Request: Will you return, word for word, only the lines from the top of the data below down to and including the one with "(y1976) at (1383.3,446)"?

Dataset excerpt:
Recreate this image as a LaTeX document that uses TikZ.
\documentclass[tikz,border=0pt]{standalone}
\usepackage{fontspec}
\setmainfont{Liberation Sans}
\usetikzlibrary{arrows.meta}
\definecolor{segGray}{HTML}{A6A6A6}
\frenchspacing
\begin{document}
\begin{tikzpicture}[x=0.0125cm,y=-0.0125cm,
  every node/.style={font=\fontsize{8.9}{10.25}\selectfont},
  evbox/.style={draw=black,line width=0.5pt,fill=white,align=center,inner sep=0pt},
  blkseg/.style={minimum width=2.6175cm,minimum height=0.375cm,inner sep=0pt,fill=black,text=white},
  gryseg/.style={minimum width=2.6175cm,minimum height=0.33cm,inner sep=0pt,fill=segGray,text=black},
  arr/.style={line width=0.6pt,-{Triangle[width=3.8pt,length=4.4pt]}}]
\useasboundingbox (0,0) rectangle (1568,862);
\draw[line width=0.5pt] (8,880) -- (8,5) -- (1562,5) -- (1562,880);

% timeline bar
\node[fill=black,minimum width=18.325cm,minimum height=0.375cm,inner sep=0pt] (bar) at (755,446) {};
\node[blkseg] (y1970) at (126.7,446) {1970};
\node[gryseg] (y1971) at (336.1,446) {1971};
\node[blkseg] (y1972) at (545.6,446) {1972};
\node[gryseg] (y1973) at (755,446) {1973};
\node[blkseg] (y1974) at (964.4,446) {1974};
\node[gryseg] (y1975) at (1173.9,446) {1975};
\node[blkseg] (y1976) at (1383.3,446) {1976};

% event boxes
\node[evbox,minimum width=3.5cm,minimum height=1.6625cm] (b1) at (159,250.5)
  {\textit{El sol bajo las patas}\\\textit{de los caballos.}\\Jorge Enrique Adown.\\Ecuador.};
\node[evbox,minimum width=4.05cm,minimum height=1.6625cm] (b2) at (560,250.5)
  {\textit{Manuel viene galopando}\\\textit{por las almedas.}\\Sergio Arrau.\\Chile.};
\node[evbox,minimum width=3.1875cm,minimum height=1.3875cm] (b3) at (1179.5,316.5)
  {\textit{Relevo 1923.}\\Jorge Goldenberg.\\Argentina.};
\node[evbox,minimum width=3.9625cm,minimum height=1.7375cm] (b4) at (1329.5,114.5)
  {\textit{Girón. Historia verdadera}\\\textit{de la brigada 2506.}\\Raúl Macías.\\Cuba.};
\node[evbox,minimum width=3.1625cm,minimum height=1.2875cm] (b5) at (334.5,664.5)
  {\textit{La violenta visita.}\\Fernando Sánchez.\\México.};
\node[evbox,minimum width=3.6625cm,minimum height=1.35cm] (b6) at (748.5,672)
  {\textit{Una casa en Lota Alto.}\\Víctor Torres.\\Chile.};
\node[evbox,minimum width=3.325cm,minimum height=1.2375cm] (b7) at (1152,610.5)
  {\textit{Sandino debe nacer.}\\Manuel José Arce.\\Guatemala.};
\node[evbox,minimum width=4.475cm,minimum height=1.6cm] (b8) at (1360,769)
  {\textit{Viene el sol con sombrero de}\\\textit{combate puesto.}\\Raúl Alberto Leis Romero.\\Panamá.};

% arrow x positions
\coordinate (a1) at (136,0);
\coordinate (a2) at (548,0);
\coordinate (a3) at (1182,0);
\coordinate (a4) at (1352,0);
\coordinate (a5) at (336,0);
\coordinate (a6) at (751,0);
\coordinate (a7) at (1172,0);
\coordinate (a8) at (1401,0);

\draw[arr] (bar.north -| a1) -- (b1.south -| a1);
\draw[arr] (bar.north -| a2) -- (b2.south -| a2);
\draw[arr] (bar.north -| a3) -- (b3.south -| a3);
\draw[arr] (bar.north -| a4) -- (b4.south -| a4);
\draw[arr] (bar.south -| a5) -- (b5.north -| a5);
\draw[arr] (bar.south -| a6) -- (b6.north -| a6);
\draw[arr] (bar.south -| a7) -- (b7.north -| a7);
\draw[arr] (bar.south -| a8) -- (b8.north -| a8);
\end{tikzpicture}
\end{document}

Right answer:
Recreate this image as a LaTeX document that uses TikZ.
\documentclass[tikz,border=0pt]{standalone}
\usepackage{fontspec}
\setmainfont{Liberation Sans}
\usetikzlibrary{arrows.meta}
\definecolor{segGray}{HTML}{A6A6A6}
\frenchspacing
\begin{document}
\begin{tikzpicture}[x=0.0125cm,y=-0.0125cm,
  every node/.style={font=\fontsize{8.9}{10.25}\selectfont},
  evbox/.style={draw=black,line width=0.5pt,fill=white,align=center,inner sep=0pt},
  blkseg/.style={minimum width=2.6175cm,minimum height=0.375cm,inner sep=0pt,fill=black,text=white},
  gryseg/.style={minimum width=2.6175cm,minimum height=0.33cm,inner sep=0pt,fill=segGray,text=black},
  arr/.style={line width=0.6pt,-{Triangle[width=3.8pt,length=4.4pt]}}]
\useasboundingbox (0,0) rectangle (1568,862);
\draw[line width=0.5pt] (8,880) -- (8,5) -- (1562,5) -- (1562,880);

% timeline bar
\node[fill=black,minimum width=18.325cm,minimum height=0.375cm,inner sep=0pt] (bar) at (755,446) {};
\node[blkseg] (y1970) at (126.7,446) {1970};
\node[gryseg] (y1971) at (336.1,446) {1971};
\node[blkseg] (y1972) at (545.6,446) {1972};
\node[gryseg] (y1973) at (755,446) {1973};
\node[blkseg] (y1974) at (964.4,446) {1974};
\node[gryseg] (y1975) at (1173.9,446) {1975};
\node[blkseg] (y1976) at (1383.3,446) {1976};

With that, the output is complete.